ADB

Thursday, February 11, 2021

LIKE predicate hidden conversion

There is one gotcha with LIKE predicate, which I recently discovered. It caused me quite a lot of confusion, so I'll describe it here to hopefully save others this headache.

First let's set up a table and fill it with data:

CREATE TABLE T
(
	[TextColumn] [varchar](100) NOT NULL
)

CREATE NONCLUSTERED INDEX [IX_TextColumn] ON T
(
	[TextColumn] ASC
)


;WITH cte AS (
SELECT a FROM (VALUES('A'),('B'),('C'),('D'),('E'),('F')) x(a))
INSERT INTO T
SELECT cte.a FROM cte
CROSS JOIN cte cte2
CROSS JOIN cte cte3
CROSS JOIN cte cte4
CROSS JOIN cte cte5
CROSS JOIN cte cte6
CROSS JOIN cte cte7
CROSS JOIN cte cte8
CROSS JOIN cte cte9

Now let's run following query and check its execution plan. Note: I'm using variable here, but the same issue happens with parameters

DECLARE @v NVARCHAR(4000) = N'C'

SELECT COUNT(1) FROM dbo.T
WHERE  TextColumn LIKE @v

As we see, we've got table scan even though there is perfectly valid index for this query. So why isn't it used? Let's examine the table scan closer:

As we can see there is implicit conversion from NVARCHAR variable to match VARCHAR column. Meaning the predicate is not SARGable. Now that we know the issue there are few possible fixes:

change the variable to VARCHAR
add OPTION(RECOMPILE) to the query
explicitly cast the variable to VARCHAR

In all of the above cases you will end up with nice, quick seek:

Now you may wonder why I found this confusing. There are three reasons:

Normally when there is implicit conversion happening, the SELECT node has yellow warning mark. The issue is easily noticeable. Not in this case.
It doesn't happen when you swap the datatypes (column nvarchar, variable varchar)
The same problem doesn't happen with equality comparison is used:

This issue can become quite problematic when working with NHibernate and probably other frameworks. NHibernate doesn't emit VARCHAR parameters, only NVARCHAR. So if you have VARCHAR columns in your database and you want to filter on them using LIKE keyword you can be unpleasantly surprised performance wise.

Sunday, April 12, 2020

Join on nullable column

There is a interesting behavior I noticed in SQL Server. Let me show it to you.

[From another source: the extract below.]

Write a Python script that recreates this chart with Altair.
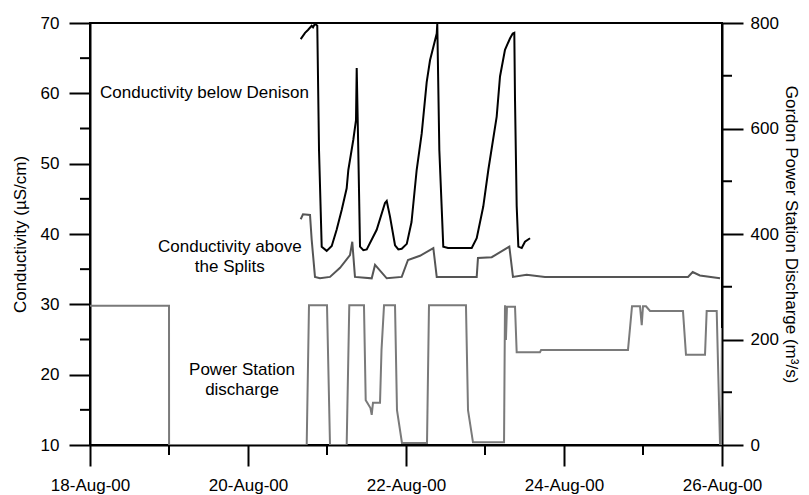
import altair as alt
import pandas as pd

# ---------------- data (day of August 2000, values) ----------------
den_day = [20.667, 20.722, 20.759, 20.806, 20.823, 20.848, 20.877, 20.899, 20.933, 20.996,
           21.06, 21.122, 21.186, 21.249, 21.27, 21.333, 21.367, 21.376, 21.396, 21.418,
           21.46, 21.503, 21.629, 21.734, 21.756, 21.797, 21.861, 21.903, 21.946, 22.01,
           22.07, 22.135, 22.199, 22.262, 22.304, 22.389, 22.396, 22.422, 22.472, 22.532,
           22.832, 22.895, 22.978, 23.042, 23.148, 23.19, 23.253, 23.316, 23.351, 23.371,
           23.38, 23.401, 23.422, 23.465, 23.506, 23.57]
den_val = [67.7, 68.6, 69.0, 69.6, 69.4, 69.9, 69.6, 51.9, 38.2, 37.6,
           38.3, 40.6, 43.4, 46.5, 49.1, 53.4, 56.2, 63.6, 51.9, 38.2,
           37.7, 37.8, 40.6, 44.4, 44.7, 42.5, 38.4, 37.8, 37.9, 38.6,
           41.7, 49.1, 54.3, 61.6, 64.7, 68.5, 69.9, 51.9, 38.2, 38.0,
           38.0, 39.4, 43.9, 49.1, 56.7, 62.4, 66.2, 67.8, 68.5, 68.6,
           59.0, 44.0, 38.2, 38.0, 38.9, 39.4]

spl_day = [20.667, 20.696, 20.785, 20.806, 20.848, 20.911, 21.038, 21.165, 21.291, 21.32,
           21.354, 21.566, 21.608, 21.756, 21.946, 22.025, 22.177, 22.346, 22.389, 22.895,
           22.911, 23.085, 23.308, 23.354, 23.527, 23.759, 25.57, 25.629, 25.72, 25.975]
spl_val = [42.1, 42.8, 42.7, 39.2, 33.9, 33.7, 33.9, 35.2, 37.0, 38.9,
           33.9, 33.7, 35.6, 33.7, 33.9, 36.3, 36.9, 38.0, 33.9, 33.9,
           36.6, 36.7, 38.2, 33.9, 34.2, 33.9, 33.9, 34.6, 34.1, 33.7]

dis_day = [18.0, 19.0, 19.001, 20.743, 20.772, 21.0, 21.038, 21.249, 21.282, 21.468,
           21.49, 21.51, 21.55, 21.566, 21.582, 21.671, 21.69, 21.722, 21.861, 21.886,
           21.949, 22.266, 22.291, 22.759, 22.785, 22.848, 23.241, 23.253, 23.265, 23.278,
           23.38, 23.401, 23.696, 23.71, 24.81, 24.861, 24.962, 24.984, 25.0, 25.038,
           25.089, 25.506, 25.544, 25.785, 25.806, 25.933, 25.975, 25.99, 26.0]
dis_val = [264, 264, 0, 0, 265, 265, 0, 0, 265, 265,
           85, 80, 70, 57, 80, 80, 180, 265, 265, 66,
           4, 4, 265, 265, 66, 5, 5, 265, 199, 262,
           262, 176, 176, 180, 180, 263, 263, 227, 263, 263,
           254, 254, 171, 171, 254, 254, 0, 0, 222]

labl_text = ["Conductivity below Denison"]
labl_day = [18.127]
labl_val = [60.05]
labc_text = ["Conductivity above\nthe Splits", "Power Station\ndischarge"]
labc_day = [19.77, 19.924]
labc_val = [38.1, 20.66]

x_major = [18, 20, 22, 24, 26]
x_minor = [19, 21, 23, 25]
left_major = [10, 20, 30, 40, 50, 60, 70]
left_minor = [15, 25, 35, 45, 55, 65]
right_major = [0, 200, 400, 600, 800]
right_minor = [100, 300, 500, 700]

FONT = "Liberation Sans"
FS = 17

den = pd.DataFrame({"day": den_day, "val": den_val})
spl = pd.DataFrame({"day": spl_day, "val": spl_val})
dis = pd.DataFrame({"day": dis_day, "q": dis_val})
labl = pd.DataFrame({"day": labl_day, "val": labl_val, "text": labl_text})
labc = pd.DataFrame({"day": labc_day, "val": labc_val, "text": labc_text})
xmin_df = pd.DataFrame({"day": x_minor})
lmin_df = pd.DataFrame({"val": left_minor})
rmin_df = pd.DataFrame({"q": right_minor})

xscale = alt.Scale(domain=[18, 26], nice=False, zero=False)
xaxis = alt.Axis(
    values=x_major, grid=False, title=None,
    labelExpr="datum.value + '-Aug-00'",
    tickSize=21, tickColor="black", tickWidth=2, domainColor="black", domainWidth=2,
    labelFont=FONT, labelFontSize=FS, labelColor="black", labelPadding=11,
    labelFlush=False, labelOverlap=False,
)
x = alt.X("day:Q", scale=xscale, axis=xaxis)

yl_scale = alt.Scale(domain=[10, 70], nice=False, zero=False)
yl_axis = alt.Axis(
    values=left_major, grid=False, title="Conductivity (µS/cm)",
    tickSize=21, tickColor="black", tickWidth=2, domainColor="black", domainWidth=2,
    labelFont=FONT, labelFontSize=FS, labelColor="black", labelPadding=10,
    titleFont=FONT, titleFontSize=FS, titleFontWeight="normal", titleColor="black",
    titlePadding=11, labelOverlap=False, labelFlush=False,
)
yl = alt.Y("val:Q", scale=yl_scale, axis=yl_axis)

yr_scale = alt.Scale(domain=[0, 800], nice=False, zero=False)
yr_axis = alt.Axis(
    values=right_major, grid=False, orient="right",
    title="Gordon Power Station Discharge (m³/s)",
    tickSize=21, tickColor="black", tickWidth=2, domainColor="black", domainWidth=2,
    labelFont=FONT, labelFontSize=FS, labelColor="black", labelPadding=7,
    titleFont=FONT, titleFontSize=FS, titleFontWeight="normal", titleColor="black",
    titlePadding=3, labelOverlap=False, labelFlush=False,
)
yr = alt.Y("q:Q", scale=yr_scale, axis=yr_axis)

den_line = alt.Chart(den).mark_line(color="black", strokeWidth=2, clip=True).encode(
    x=x, y=yl, order="day:Q")
spl_line = alt.Chart(spl).mark_line(color="#555555", strokeWidth=2, clip=True).encode(
    x=x, y=yl, order="day:Q")
text_l = alt.Chart(labl).mark_text(
    font=FONT, fontSize=FS, color="black", baseline="middle", align="left",
    lineBreak="\n", lineHeight=20
).encode(x=x, y=yl, text="text:N")
text_c = alt.Chart(labc).mark_text(
    font=FONT, fontSize=FS, color="black", baseline="middle", align="center",
    lineBreak="\n", lineHeight=20
).encode(x=x, y=yl, text="text:N")

# minor ticks (half-length), positioned by the scales
xminor = alt.Chart(xmin_df).mark_rule(color="black", strokeWidth=2).encode(
    x=x, y=alt.value(422), y2=alt.value(432))
lminor = alt.Chart(lmin_df).mark_rule(color="black", strokeWidth=2).encode(
    y=yl, x=alt.value(0), x2=alt.value(-10))

left = alt.layer(spl_line, den_line, text_l, text_c, xminor, lminor)

dis_line = alt.Chart(dis).mark_line(color="#7a7a7a", strokeWidth=2, clip=True).encode(
    x=x, y=yr, order="day:Q")
rminor = alt.Chart(rmin_df).mark_rule(color="black", strokeWidth=2).encode(
    y=yr, x=alt.value(632), x2=alt.value(642))

right = alt.layer(dis_line, rminor)

chart = alt.layer(left, right).resolve_scale(y="independent").resolve_axis(y="independent").properties(
    width=632, height=422,
    autosize=alt.AutoSizeParams(type="none"),
    padding={"left": 82, "top": 15, "right": 79, "bottom": 49},
    background="white",
).configure_view(stroke="black", strokeWidth=2)

chart.save("out.html", embed_options={"renderer": "svg", "actions": False})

First let's prepare tables and data:

CREATE TABLE T1 (A UNIQUEIDENTIFIER);
CREATE TABLE T2 (A UNIQUEIDENTIFIER);

;WITH CTE AS ( SELECT A FROM (VALUES (1), (2), (3), (4), (5), (6), (7), (8)) X(A) )
INSERT INTO T1
SELECT NEWID() FROM CTE AS CTE1
CROSS JOIN CTE AS CTE2
CROSS JOIN CTE AS CTE3
CROSS JOIN CTE AS CTE4
CROSS JOIN CTE AS CTE5
CROSS JOIN CTE AS CTE6
CROSS JOIN CTE AS CTE7
CROSS JOIN CTE AS CTE8;

INSERT INTO T2
SELECT TOP 5 PERCENT A FROM T1
UNION ALL
SELECT TOP 95 PERCENT NULL FROM T1;

We have now two tables with similar number of rows. The difference is that the second one has mostly NULL values. Now let's try joining those two tables together:

SELECT COUNT(1)
FROM T1
INNER JOIN T2 ON T1.A = T2.A;

It takes 6922 ms on my machine. If you look at the execution plan, you will notice that SQL Server reads the whole T2 table, does aggregate on it and then performs a hash join.

The aggregate is useful, because it removes all the duplicate NULL values. But we're doing a inner join. Which means we cannot join on NULL value. We could simply filter these out. Let's try this:

SELECT COUNT(1)
FROM T1
INNER JOIN T2 ON T1.A = T2.A
WHERE T2.A IS NOT NULL;

This takes 4625 ms and gives the same result. In the execution plan you can observe that the aggregate is gone and we have residual predicate on T2, which removes all the unnecessary NULL values.

In conclusion we see that SQL Server could not filter out NULL values early unless explicitly told to do so. I think the reason for this is that adding such filter is rarely beneficial. So no one coded this optimization into the query optimizer. I personally encounter queries like the one above very rarely. Like once a year maybe. You can even see that the set up for this to surface is very specific. For this reason it makes no sense to go and add to every query with inner join a NOT NULL filter. It's just something to keep in mind.

Sunday, April 5, 2020

Filtering on one column and joining on another - estimate problem

Let me show you a case where SQL Server has problems with cardinality estimation and how to fix it.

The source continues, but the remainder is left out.